New York.- by Carol Forget
For decades, one way Greek immigrants made a living in America was to open diners and coffee shops — enterprises involving long hours of hard work, usually shouldered by family members and others who have recently arrived.
Alana Kakoyiannis, a 29-year-old Astoria-based filmmaker, shows that the torch is being passed to a new group in her short documentary, “Cosmopolis,” debuting Wednesday, Sept. 19 as part of the weekly NewFilmmakers screenings at Anthology Film Archives in Manhattan.
The idea for “Cosmopolis” came to Kakoyiannis in 2005 while she was taking classes at Hunter College, working toward an MFA in integrated media arts, and exploring social issues in works of nonfiction. Even before Manhattanʼs venerable Moondance Diner, built in 1933, was threatened by real estate development and relocated last month to La Barge, Wyoming, Kakoyiannis worried that diners were disappearing, and with them, a fragment of Americana.
And there was the matter of a certain stereotype. “Growing up as a Greek American in a suburb of Pennsylvania, whenever people heard my last name, they asked me if my dad owned a diner,” Kakoyiannis said. He didnʼt, but by acknowledging the impression many Americans had of Greeks, she found an entry point into her project.
Kakoyiannis put out some feelers and eventually made contact with Costas (Gus) Kaloudis, the owner of the New York Diner for the past four years. The diner is a royal blue and silver-sided eatery wedged between a Sunoco station and a Best Buy parking lot on Northern Boulevard in Long Island City.
Kaloudis, in his early 30s, bought the place after it languished on the market for two years. He is a rarity and he knows it — the son of a diner owner who is willing to work as hard at the restaurant business as his father did. In an interesting twist, Spiros Kaloudis, Gusʼ father, is now his sonʼs chef, and figures prominently in Kakoyiannisʼ film as a showman and philosopher.
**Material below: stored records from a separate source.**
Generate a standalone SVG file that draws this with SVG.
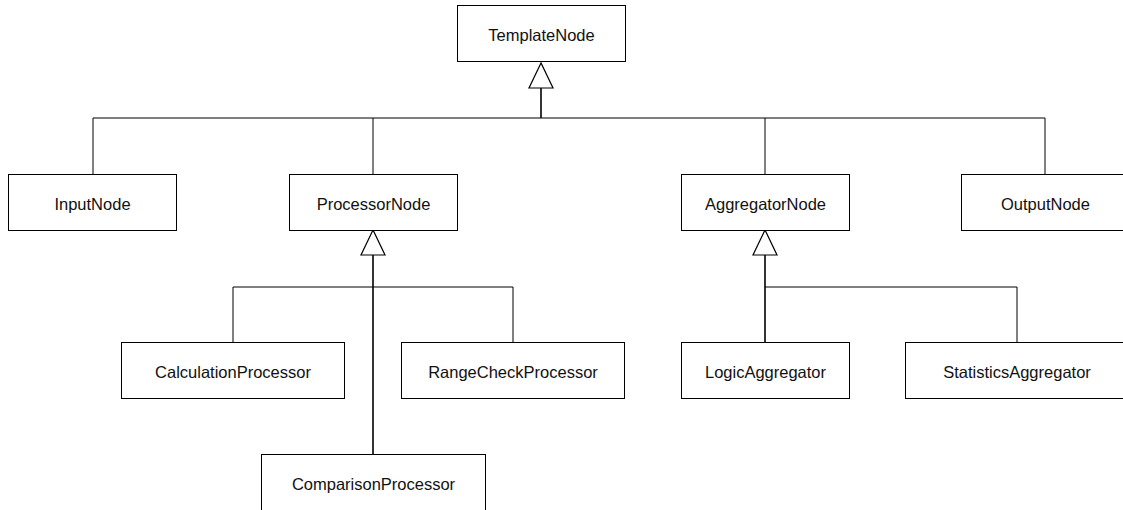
<svg xmlns="http://www.w3.org/2000/svg" width="1123" height="510" viewBox="0 0 1123 510">
  <style>
    .box { fill: #ffffff; stroke: #000000; stroke-width: 1; }
    .lbl { font-family: "Liberation Sans", Arial, sans-serif; font-size: 16.5px; fill: #111111; text-anchor: middle; dominant-baseline: central; }
    .edge { fill: none; stroke: #000000; stroke-width: 1; }
    .trunk { fill: none; stroke: #000000; stroke-width: 1.6; }
    .tri { fill: #ffffff; stroke: #000000; stroke-width: 1.2; }
  </style>
  <rect width="1123" height="510" fill="#ffffff"/>

  <g id="connectors">
    <!-- TemplateNode generalisation -->
    <path class="edge" d="M93 174 V118 H1045 V174"/>
    <path class="edge" d="M373 174 V118"/>
    <path class="edge" d="M765 174 V118"/>
    <path class="trunk" d="M541 88 V118"/>
    <polygon class="tri" points="541,63 529,88 553,88"/>

    <!-- ProcessorNode generalisation -->
    <path class="edge" d="M233 343 V287 H513 V343"/>
    <path class="trunk" d="M373 255 V454"/>
    <polygon class="tri" points="373,230 361,255 385,255"/>

    <!-- AggregatorNode generalisation -->
    <path class="edge" d="M765 287 H1017 V343"/>
    <path class="trunk" d="M765 255 V343"/>
    <polygon class="tri" points="765,230 753,255 777,255"/>
  </g>

  <g id="TemplateNode">
    <rect class="box" x="457.5" y="5.5" width="168" height="56"/>
    <text class="lbl" x="541.5" y="34.5">TemplateNode</text>
  </g>
  <g id="InputNode">
    <rect class="box" x="8.5" y="174.5" width="168" height="56"/>
    <text class="lbl" x="92.5" y="203.5">InputNode</text>
  </g>
  <g id="ProcessorNode">
    <rect class="box" x="289.5" y="174.5" width="168" height="56"/>
    <text class="lbl" x="373.5" y="203.5">ProcessorNode</text>
  </g>
  <g id="AggregatorNode">
    <rect class="box" x="681.5" y="174.5" width="168" height="56"/>
    <text class="lbl" x="765.5" y="203.5">AggregatorNode</text>
  </g>
  <g id="OutputNode">
    <rect class="box" x="961.5" y="174.5" width="168" height="56"/>
    <text class="lbl" x="1045.5" y="203.5">OutputNode</text>
  </g>
  <g id="CalculationProcessor">
    <rect class="box" x="121.5" y="342.5" width="223" height="56"/>
    <text class="lbl" x="233" y="371.5">CalculationProcessor</text>
  </g>
  <g id="RangeCheckProcessor">
    <rect class="box" x="401.5" y="342.5" width="223" height="56"/>
    <text class="lbl" x="513" y="371.5">RangeCheckProcessor</text>
  </g>
  <g id="ComparisonProcessor">
    <rect class="box" x="261.5" y="454.5" width="224" height="56"/>
    <text class="lbl" x="373.5" y="483.5">ComparisonProcessor</text>
  </g>
  <g id="LogicAggregator">
    <rect class="box" x="681.5" y="342.5" width="168" height="56"/>
    <text class="lbl" x="765.5" y="371.5">LogicAggregator</text>
  </g>
  <g id="StatisticsAggregator">
    <rect class="box" x="905.5" y="342.5" width="223" height="56"/>
    <text class="lbl" x="1017" y="371.5">StatisticsAggregator</text>
  </g>
</svg>
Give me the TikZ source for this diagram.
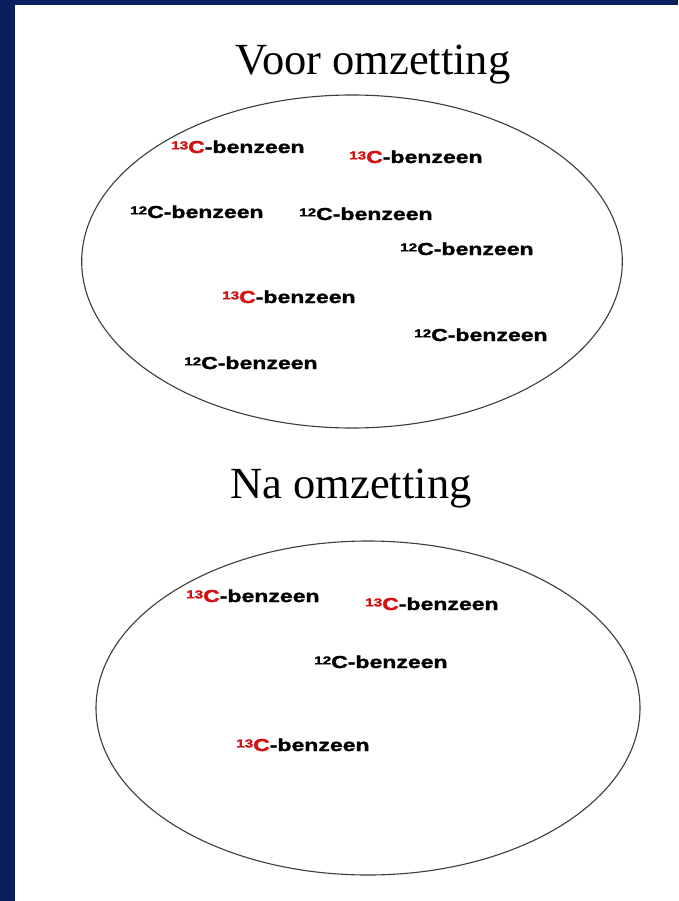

Happy to find a location where the booths, stools and other 1949 interior details were still intact, Kakoyiannis shot on location off and on for three months. In the process of getting to know the regulars and a handful of the 17 employees, there were some humorous encounters, especially in the beginning. “I wanted to make a film where I was kind of a fly on the wall,” said Kakoyiannis, who quickly learned that a camera in a diner is an attention magnet. “I had a lot of footage where people are like, ʽIs that Channel 4?ʼ”
The title, “Cosmopolis,” referring to a city filled with people from around the world, seems apt for a film that in fewer than 10 minutes warmly portrays an intimate “melting pot” of multi-national New Yorkers, chewing harmoniously together under whirling ceiling fans.
Woven in between is the story of upward mobility offered to Mexican immigrants, who are in the right place at a time when most first and second-generation Greek Americans have moved away from restaurant work. Felix Molina, for example, once made deliveries for Kaloudis, and is now his partner and the heir apparent to a diner and lunch truck dynasty.
Having explored one dinerʼs inner workings, Kakoyiannis would like to make a feature length film about diners in general. “I think thereʼs a lot of beauty in diners,” she said, “in terms of their architecture and also in terms of what goes on inside.”
Recently back from a summer in Cyprus where she worked on her MFA thesis film, Kakoyiannis awaits word as to whether “Cosmopolis” will be included in this yearʼs Queens International Film Festival (Nov. 8–11).